My people pleasing days are over. I am learning the art of not giving a whit about what others think of me. 

So yesterday, after a chaotic, very long work day, I meditated. I prayed. I visualized. My blood pressure went down to normal, 120 over 70. Then, this morning I wrote. 

And that my friends, is why I write. It may seem like I'm writing about nothing. But really, seriously, it's everything. 



Sunday, May 7, 2023

Whirlwind

I am on my third performing event this week. Let me tell ya, it's been a whirlwind.

On Wednesday, I had the time of my life at UCR. It was such an honor to present at the Tomás Rivera Conference. I read for over thirty minutes (which for me is a long read as ten to fifteen minutes is my usual sweet spot). Then I was on a panel moderated by one of my idols, IE writer Susan Straight (buy her latest book Mecca, it's so beautifully done) with epic UCR Professor Alex Espinoza (get his amazing books Still Water Saints and Cruising) and the poet Gabriel Ibarra, winner of the Alta California Chapbook Prize for On Display, a must read.

Not only is Susan a warm, supportive writer and professor, but she's so down to earth that she made me feel right at home. Plus, she had the best questions. She went deep. I got emotional toward the end thinking of my dad. Wishing he was still here to see all this. But at least I know what he would say. "I'm proud of you Jenny..."

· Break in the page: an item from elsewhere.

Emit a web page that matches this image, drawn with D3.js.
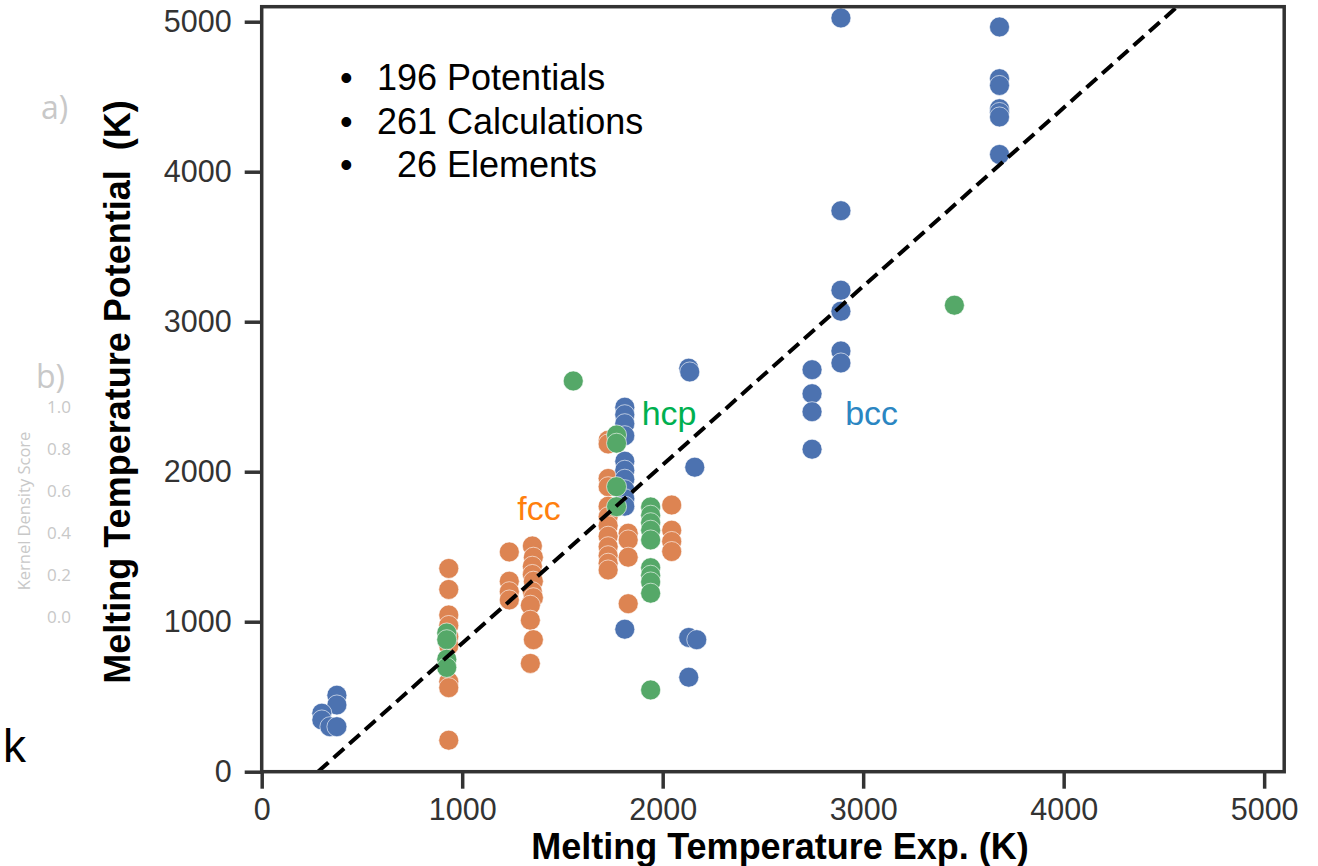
<!DOCTYPE html>
<html><head><meta charset="utf-8">
<script src="https://cdn.jsdelivr.net/npm/d3@7"></script>
<style>
body{margin:0;background:#fff;}
svg text{font-family:"Liberation Sans",Arial,sans-serif;}
</style></head><body>
<svg id="chart" width="1318" height="866"></svg>
<script>
// ---- data ----
const bccPoints = [
  [375,510],[375,445],[300,390],[300,345],[340,300],[375,300],
  [1811,2430],[1811,2380],[1811,2320],[1811,2240],[1811,2070],[1811,2010],[1811,1950],[1811,1880],[1811,1820],[1811,1770],[1811,950],
  [2130,2690],[2135,2665],[2160,2030],[2130,895],[2170,880],[2130,630],
  [2745,2680],[2745,2520],[2745,2400],[2745,2150],
  [2889,5025],[2889,3740],[2889,3210],[2889,3070],[2889,2805],[2889,2725],
  [3680,4965],[3680,4620],[3680,4575],[3680,4420],[3680,4395],[3680,4365],[3680,4115]
];
const fccPoints = [
  [933,1355],[933,1215],[933,1045],[933,975],[933,900],[933,840],[933,600],[933,560],[933,210],
  [1235,1465],[1235,1270],[1235,1200],[1235,1145],
  [1350,1505],[1355,1430],[1350,1370],[1350,1315],[1355,1270],[1350,1200],[1355,1160],[1340,1110],[1340,1010],[1355,880],[1340,722],
  [1728,2210],[1728,2185],[1728,1955],[1728,1900],[1728,1770],[1728,1700],[1728,1640],[1728,1570],[1728,1500],[1728,1440],[1728,1390],[1728,1345],
  [1828,1590],[1828,1545],[1828,1430],[1828,1120],
  [2045,1778],[2045,1610],[2045,1535],[2045,1468]
];
const hcpPoints = [
  [3455,3110],[1554,2605],
  [1770,2245],[1770,2190],[1770,1900],[1770,1767],
  [1940,1765],[1940,1710],[1940,1660],[1940,1610],[1940,1545],[1940,1360],[1940,1310],[1940,1265],[1940,1190],[1940,545],
  [923,925],[923,880],[923,750],[923,695]
];
const xTicks = [0,1000,2000,3000,4000,5000];
const yTicks = [0,1000,2000,3000,4000,5000];
const fitSlope = 1.19, fitIntercept = -334;
const statLines = ["196 Potentials","261 Calculations","  26 Elements"];
const kdeTickLabels = ["1.0","0.8","0.6","0.4","0.2","0.0"];
const phaseLabels = [
  {text:"fcc", x:1275, y:1675, color:"#ff7f0e"},
  {text:"hcp", x:1895, y:2310, color:"#00b050"},
  {text:"bcc", x:2910, y:2310, color:"#2b86c2"}
];

const svg = d3.select("#chart");
const x = d3.scaleLinear().domain([0,5100]).range([261.7,1284.2]);
const y = d3.scaleLinear().domain([0,5100]).range([771.7,6.7]);

// faded neighbouring-panel remnants
const faded = "#c8c8c8";
const sansO = "'Open Sans','Noto Sans',sans-serif";
svg.append("text").attr("x",41).attr("y",119).attr("font-size",32).attr("fill",faded)
  .style("font-family",sansO).text("a)");
svg.append("text").attr("x",36).attr("y",388).attr("font-size",32).attr("fill",faded)
  .style("font-family",sansO).text("b)");
const kdeY = d3.scalePoint().domain(kdeTickLabels).range([407,617]);
svg.selectAll("text.kde").data(kdeTickLabels).join("text").attr("class","kde")
  .attr("x",71).attr("y",d=>kdeY(d)).attr("dy","0.35em").attr("text-anchor","end")
  .attr("font-size",17).attr("fill",faded).style("font-family",sansO).text(d=>d);
svg.append("text").attr("transform","translate(30,511) rotate(-90)").attr("text-anchor","middle")
  .attr("font-size",16.5).attr("fill",faded).style("font-family",sansO).text("Kernel Density Score");
svg.append("text").attr("x",3).attr("y",762).attr("font-size",46).attr("fill","#000").text("k");

// axes
const tickColor = "#333";
const gx = svg.append("g").attr("transform","translate(0,771.7)")
  .call(d3.axisBottom(x).tickValues(xTicks).tickSize(17).tickPadding(10).tickFormat(d3.format("d")));
const gy = svg.append("g").attr("transform","translate(261.7,0)")
  .call(d3.axisLeft(y).tickValues(yTicks).tickSize(17).tickPadding(13).tickFormat(d3.format("d")));
[gx,gy].forEach(g=>{
  g.select(".domain").remove();
  g.selectAll(".tick line").attr("stroke",tickColor).attr("stroke-width",3.5);
  g.selectAll(".tick text").attr("fill",tickColor).attr("font-size",30.5)
    .style("font-family","'Liberation Sans',Arial,sans-serif");
});

// clip
svg.append("clipPath").attr("id","plotclip").append("rect")
  .attr("x",x(0)).attr("y",y(5100)).attr("width",x(5100)-x(0)).attr("height",y(0)-y(5100));
const plot = svg.append("g").attr("clip-path","url(#plotclip)");

const series = [
  {pts:fccPoints, color:"#dd8452"},
  {pts:bccPoints, color:"#4c72b0"},
  {pts:hcpPoints, color:"#55a868"}
];
series.forEach(s=>{
  plot.append("g").selectAll("circle").data(s.pts).join("circle")
    .attr("cx",d=>x(d[0])).attr("cy",d=>y(d[1])).attr("r",10)
    .attr("fill",s.color).attr("stroke","#fff").attr("stroke-width",0.6);
});

// fit line
const fitX = [fitIntercept/-fitSlope, 5100];
plot.append("path")
  .attr("d", d3.line().x(d=>x(d)).y(d=>y(fitSlope*d+fitIntercept))(fitX))
  .attr("fill","none").attr("stroke","#000").attr("stroke-width",4).attr("stroke-dasharray","14,7");

// frame
svg.append("rect").attr("x",x(0)).attr("y",y(5100)).attr("width",x(5100)-x(0)).attr("height",y(0)-y(5100))
  .attr("fill","none").attr("stroke",tickColor).attr("stroke-width",3.5);

// phase labels
svg.selectAll("text.phase").data(phaseLabels).join("text").attr("class","phase")
  .attr("x",d=>x(d.x)).attr("y",d=>y(d.y)).attr("font-size",34).attr("fill",d=>d.color).text(d=>d.text);

// stats block
statLines.forEach((t,i)=>{
  const by = 90 + i*43.5;
  svg.append("text").attr("x",340).attr("y",by).attr("font-size",36).attr("fill","#000").text("\u2022");
  svg.append("text").attr("x",377).attr("y",by).attr("font-size",36).attr("fill","#000")
    .style("white-space","pre").text(t);
});

// axis titles
svg.append("text").attr("x",780).attr("y",859).attr("text-anchor","middle")
  .attr("font-size",36).attr("font-weight","bold").attr("fill","#000").text("Melting Temperature Exp. (K)");
svg.append("text").attr("transform","translate(130,392) rotate(-90)").attr("text-anchor","middle")
  .attr("font-size",36).attr("font-weight","bold").attr("fill","#000").style("white-space","pre")
  .text("Melting Temperature Potential  (K)");
</script>
</body></html>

Then Thursday, another jaw dropping evening at the Riverside Library. I was on an Inlandia panel moderated by Cati Porter with UCR Professor Richard Rodriguez who wrote one of my favorite books about music ever, "A Kiss Across the Ocean", it's a post punk masterpiece. It was a dream come true to talk post punk music and memoir with Richard.

Today, I will read with 15 other writers at the Culver Center for the Arts celebrating the 10 year anniversary of the Inlandia Literary Journey column in the Press Enterprise. It's the last event for a while and I find it fitting to end on a journalistic note. 

Everything is so wonderful now writing and performing wise. Something feels right, like I'm in the zone. It's been a whirlwind, and a wonderful week.